*Directive*. Find the lines holding "page" and copy them.
— start Material —
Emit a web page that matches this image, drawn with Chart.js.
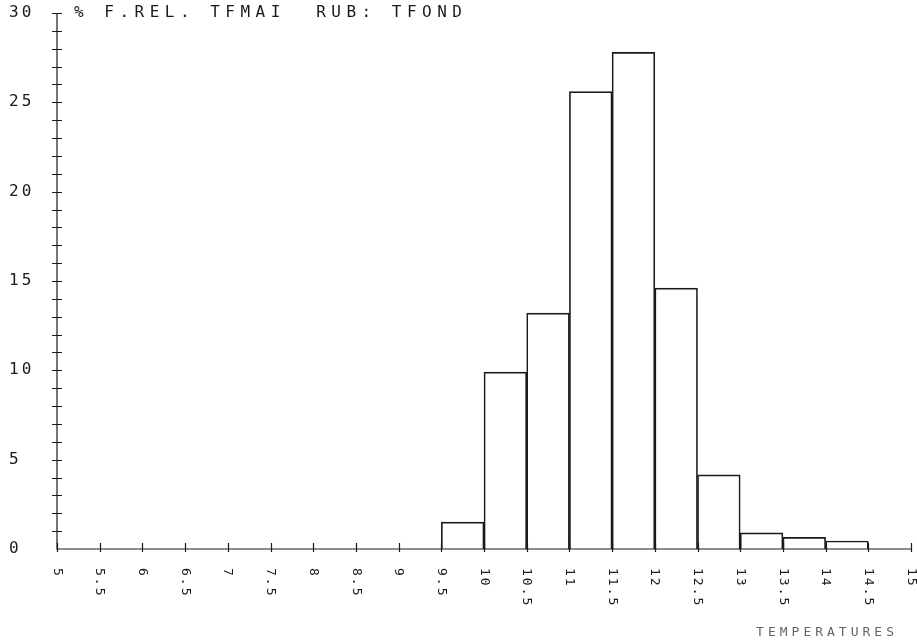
<!DOCTYPE html>
<html>
<head>
<meta charset="utf-8">
<script src="https://cdn.jsdelivr.net/npm/chart.js@4.4.1/dist/chart.umd.min.js"></script>
<style>
html,body{margin:0;padding:0;background:#fff;}
#wrap{width:917px;height:644px;position:relative;}
</style>
</head>
<body>
<div id="wrap"><canvas id="Chart1" width="917" height="644"></canvas></div>
<script>
// histogram bins (lower edge, width 0.5) and relative frequency in %
var binStarts = [5,5.5,6,6.5,7,7.5,8,8.5,9,9.5,10,10.5,11,11.5,12,12.5,13,13.5,14,14.5];
var freqPct = [0,0,0,0,0,0,0,0,0,1.5,9.9,13.2,25.6,27.8,14.6,4.15,0.9,0.65,0.45,0];
var xTickValues = [5,5.5,6,6.5,7,7.5,8,8.5,9,9.5,10,10.5,11,11.5,12,12.5,13,13.5,14,14.5,15];
var xTickLabels = ['5','5.5','6','6.5','7','7.5','8','8.5','9','9.5','10','10.5','11','11.5','12','12.5','13','13.5','14','14.5','15'];
var yTickLabels = ['0','5','10','15','20','25','30'];
var chartTitle = '% F.REL. TFMAI  RUB: TFOND';
var xTitle = 'TEMPERATURES';

var penFont = '"DejaVu Sans Mono", monospace';
var ink = '#1a1a1a';

var plotterAxes = {
    id: 'plotterAxes',
    afterDraw: function (chart) {
        var ctx = chart.ctx;
        var xs = chart.scales.x, ys = chart.scales.y;
        var x0 = xs.getPixelForValue(5), x1 = xs.getPixelForValue(15);
        var yb = ys.getPixelForValue(0), yt = ys.getPixelForValue(30);
        ctx.save();
        ctx.strokeStyle = ink;
        ctx.lineWidth = 1.2;
        // axes
        ctx.beginPath();
        ctx.moveTo(x0, yt); ctx.lineTo(x0, yb); ctx.lineTo(x1, yb);
        ctx.stroke();
        // y ticks every unit, crossing the axis
        ctx.beginPath();
        for (var v = 1; v <= 30; v++) {
            var py = Math.round(ys.getPixelForValue(v)) + 0.5;
            ctx.moveTo(x0 - 5, py); ctx.lineTo(x0 + 5, py);
        }
        // x ticks
        for (var i = 0; i < xTickValues.length; i++) {
            var px = Math.round(xs.getPixelForValue(xTickValues[i])) + 0.5;
            ctx.moveTo(px, yb - 6); ctx.lineTo(px, yb + 3);
        }
        ctx.stroke();
        ctx.fillStyle = ink;
        // y labels
        ctx.font = '16px ' + penFont;
        ctx.textAlign = 'left';
        ctx.textBaseline = 'middle';
        ctx.letterSpacing = '3px';
        for (var j = 0; j < yTickLabels.length; j++) {
            ctx.fillText(yTickLabels[j], 9, ys.getPixelForValue(Number(yTickLabels[j])));
        }
        // title
        ctx.letterSpacing = '5.5px';
        ctx.fillText(chartTitle, 74, yt);
        // x labels, rotated like the plotter output
        ctx.font = '13px ' + penFont;
        ctx.letterSpacing = '2px';
        for (var k = 0; k < xTickLabels.length; k++) {
            var lx = xs.getPixelForValue(xTickValues[k]);
            ctx.save();
            ctx.translate(lx, yb + 19);
            ctx.rotate(Math.PI / 2);
            ctx.textAlign = 'left';
            ctx.textBaseline = 'middle';
            ctx.fillText(xTickLabels[k], 0, 0);
            ctx.restore();
        }
        // x title
        ctx.fillStyle = '#666';
        ctx.font = '13px ' + penFont;
        ctx.letterSpacing = '4px';
        ctx.textAlign = 'right';
        ctx.fillText(xTitle, 898, 633);
        ctx.restore();
    }
};

window.onload = function () {
    var pts = [];
    for (var i = 0; i < binStarts.length; i++) {
        pts.push({x: binStarts[i] + 0.25, y: freqPct[i]});
    }
    var ctx = document.getElementById('Chart1').getContext('2d');
    new Chart(ctx, {
        type: 'bar',
        data: {datasets: [{
            label: chartTitle,
            data: pts,
            backgroundColor: 'rgba(0,0,0,0)',
            borderColor: ink,
            borderWidth: 1,
            borderSkipped: 'start',
            barPercentage: 1,
            categoryPercentage: 1
        }]},
        options: {
            responsive: false,
            animation: false,
            devicePixelRatio: 1,
            layout: {padding: {left: 0, top: 13, right: 6, bottom: 0}},
            plugins: {legend: {display: false}, tooltip: {enabled: false}},
            scales: {
                x: {
                    type: 'linear', min: 5, max: 15, offset: false,
                    grid: {display: false}, border: {display: false},
                    ticks: {display: false, stepSize: 0.5},
                    afterFit: function (s) { s.height = 95; }
                },
                y: {
                    min: 0, max: 30,
                    grid: {display: false}, border: {display: false},
                    ticks: {display: false, stepSize: 5},
                    afterFit: function (s) { s.width = 57; }
                }
            }
        },
        plugins: [plotterAxes]
    });
};
</script>
</body>
</html>
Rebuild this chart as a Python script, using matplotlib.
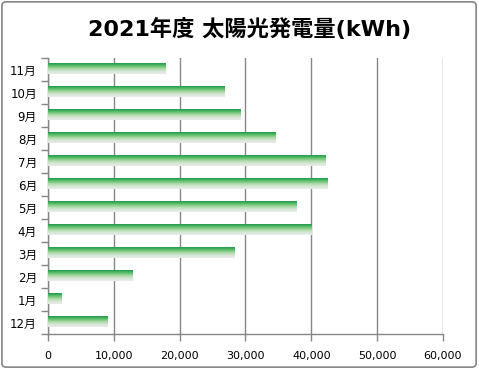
import numpy as np
import matplotlib
matplotlib.use('Agg')
import matplotlib.pyplot as plt
from matplotlib.colors import LinearSegmentedColormap
from matplotlib.patches import FancyBboxPatch

plt.rcParams['font.family'] = ['DejaVu Sans', 'Noto Sans CJK JP']

months = ['12月', '1月', '2月', '3月', '4月', '5月', '6月', '7月', '8月', '9月', '10月', '11月']
power = [9100, 2100, 12800, 28400, 40000, 37700, 42500, 42100, 34500, 29300, 26800, 17800]
title = '2021年度 太陽光発電量(kWh)'

fig = plt.figure(figsize=(4.79, 3.69), dpi=100)
ax = fig.add_axes([0.1002, 0.0949, 0.8246, 0.748])

# gradient fill: dark green at top edge fading to pale grey at bottom
cmap = LinearSegmentedColormap.from_list('g', ['#1e9a4a', '#5cbf6c', '#a8d8a0', '#d6e6d6', '#e8ece8'])
grad = np.linspace(0, 1, 64).reshape(-1, 1)
h = 0.46
for i, v in enumerate(power):
    ax.imshow(grad, cmap=cmap, aspect='auto', extent=[0, v, i - h / 2 + 0.05, i + h / 2 + 0.05],
              origin='upper', zorder=3, interpolation='bilinear')

ax.set_xlim(0, 60000)
ax.set_ylim(-0.5, len(months) - 0.5)
ax.set_xticks(np.arange(0, 60001, 10000))
ax.set_xticklabels(['{:,}'.format(x) for x in range(0, 60001, 10000)])
ax.set_yticks(np.arange(len(months)))
ax.set_yticklabels(months)
ax.set_yticks(np.arange(-0.5, len(months), 1), minor=True)
ax.tick_params(axis='y', which='major', length=0, labelsize=8.5, pad=8)
ax.tick_params(axis='y', which='minor', length=5, color='#868686', width=1)
ax.tick_params(axis='x', length=5, color='#868686', width=1, labelsize=8, pad=7)

ax.grid(axis='x', color='#868686', lw=1, zorder=0)
for s in ['top', 'right']:
    ax.spines[s].set_visible(False)
for s in ['left', 'bottom']:
    ax.spines[s].set_color('#868686')
    ax.spines[s].set_linewidth(1)

fig.text(0.522, 0.922, title, ha='center', va='center', fontsize=16, fontweight='bold')

border = FancyBboxPatch((0.004, 0.005), 0.99, 0.99, boxstyle='round,pad=0,rounding_size=0.01',
                        transform=fig.transFigure, fill=False, edgecolor='#868686', lw=1.2)
fig.patches.append(border)

fig.savefig('out.png', dpi=100)
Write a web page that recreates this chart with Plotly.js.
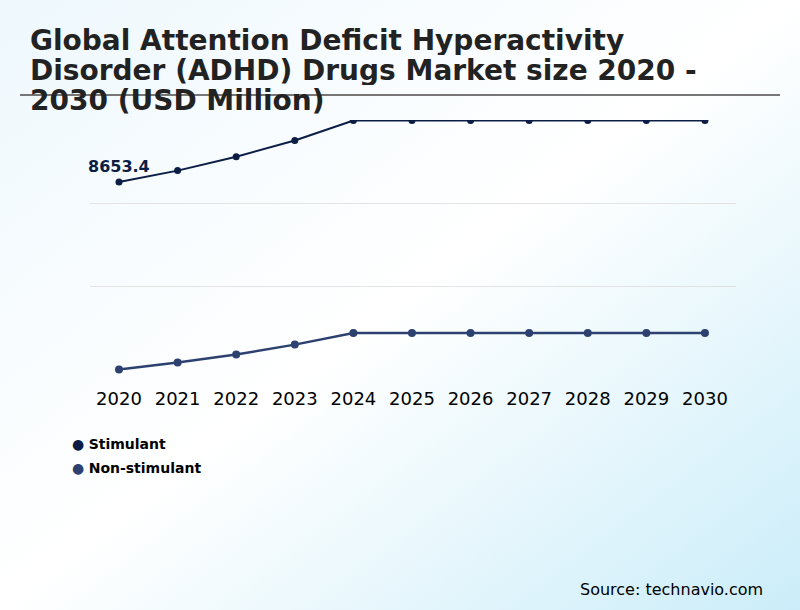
<!DOCTYPE html>
<html>
<head>
<meta charset="utf-8">
<script src="https://cdn.plot.ly/plotly-3.0.1.min.js"></script>
<style>
  html, body { margin: 0; padding: 0; }
  body {
    width: 800px; height: 610px; overflow: hidden;
    background: linear-gradient(to bottom right, #eef8fd 0%, #ffffff 50%, #cbedf9 100%);
  }
  #chart { width: 800px; height: 610px; }
</style>
</head>
<body>
<div id="chart"></div>
<script>
const years = [2020, 2021, 2022, 2023, 2024, 2025, 2026, 2027, 2028, 2029, 2030];
const stimulant = [8653.4, 9032, 9497, 10038, 10703, 10703, 10703, 10703, 10703, 10703, 10703];
const nonStimulant = [2400, 2632, 2898, 3230, 3620, 3620, 3620, 3620, 3620, 3620, 3620];
const seriesNames = ['Stimulant', 'Non-stimulant'];
const seriesColors = ['#0b1d44', '#2c4170'];
const titleLines = [
  'Global Attention Deficit Hyperactivity',
  'Disorder (ADHD) Drugs Market size 2020 -',
  '2030 (USD Million)'
];
const sourceText = 'Source: technavio.com';

const W = 800, H = 610;
const M = { l: 90, r: 64, t: 120, b: 240 };
const plotW = W - M.l - M.r, plotH = H - M.t - M.b;
const px = x => (x - M.l) / plotW;          // pixel x -> paper x
const py = y => (H - M.b - y) / plotH;      // pixel y -> paper y

const yMin = Math.min(...nonStimulant);
const yMax = Math.max(...stimulant);
const gridVals = [0, 1, 2, 3].map(i => yMin + (yMax - yMin) * i / 3);
const pad = (yMax - yMin) * 0.002;

const traces = [
  {
    x: years, y: stimulant, type: 'scatter', mode: 'lines+markers',
    line: { color: seriesColors[0], width: 2 },
    marker: { color: seriesColors[0], size: 7 },
    showlegend: false, hoverinfo: 'skip'
  },
  {
    x: years, y: nonStimulant, type: 'scatter', mode: 'lines+markers',
    line: { color: seriesColors[1], width: 2.5 },
    marker: { color: seriesColors[1], size: 8 },
    cliponaxis: false,
    showlegend: false, hoverinfo: 'skip'
  }
];

const annotations = [];
const titleBaselines = [50, 80, 110];
titleLines.forEach((t, i) => {
  annotations.push({
    xref: 'paper', yref: 'paper', x: px(28), y: py(titleBaselines[i] - 10),
    xanchor: 'left', yanchor: 'middle', showarrow: false,
    height: 30, valign: 'middle',
    text: '<b>' + t + '</b>',
    font: { family: 'DejaVu Sans', size: 28, color: '#222222' }
  });
});
annotations.push({
  x: years[0], y: stimulant[0], xref: 'x', yref: 'y',
  text: '<b>' + stimulant[0].toFixed(1) + '</b>', showarrow: false,
  yshift: 15, font: { size: 16, color: '#0b1d44' }
});
annotations.push({
  x: px(765), y: py(589), xref: 'paper', yref: 'paper', xanchor: 'right', yanchor: 'middle',
  text: sourceText, showarrow: false, font: { size: 16, color: '#000' }
});
const legendY = [444, 468];
seriesNames.forEach((n, i) => {
  annotations.push({
    x: px(70), y: py(legendY[i]), xref: 'paper', yref: 'paper', xanchor: 'left', yanchor: 'middle',
    showarrow: false,
    text: '<span style="color:' + seriesColors[i] + '">●</span> <b>' + n + '</b>',
    font: { size: 14, color: '#000' }
  });
});

const layout = {
  width: W, height: H,
  paper_bgcolor: 'rgba(0,0,0,0)',
  plot_bgcolor: 'rgba(0,0,0,0)',
  margin: M,
  font: { family: 'DejaVu Sans', color: '#000' },
  xaxis: {
    range: [2019.505, 2030.53],
    tickvals: years, ticktext: years.map(String),
    showgrid: false, zeroline: false, showline: false,
    ticks: '', tickfont: { size: 18, color: '#000' }, ticklabelstandoff: 16
  },
  yaxis: {
    range: [yMin - pad, yMax + pad],
    tickvals: gridVals, showticklabels: false,
    showgrid: true, gridcolor: '#e3e3e3', gridwidth: 1,
    zeroline: false, showline: false, ticks: ''
  },
  showlegend: false,
  annotations: annotations,
  shapes: [
    {
      type: 'line', xref: 'paper', yref: 'paper',
      x0: px(20), x1: px(780), y0: py(95), y1: py(95),
      line: { color: '#777777', width: 2 }
    }
  ]
};

Plotly.newPlot('chart', traces, layout, { displayModeBar: false, staticPlot: true });
</script>
</body>
</html>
— end Material —
*Solution to this task*.
Emit a web page that matches this image, drawn with Chart.js.
Write a web page that recreates this chart with Plotly.js.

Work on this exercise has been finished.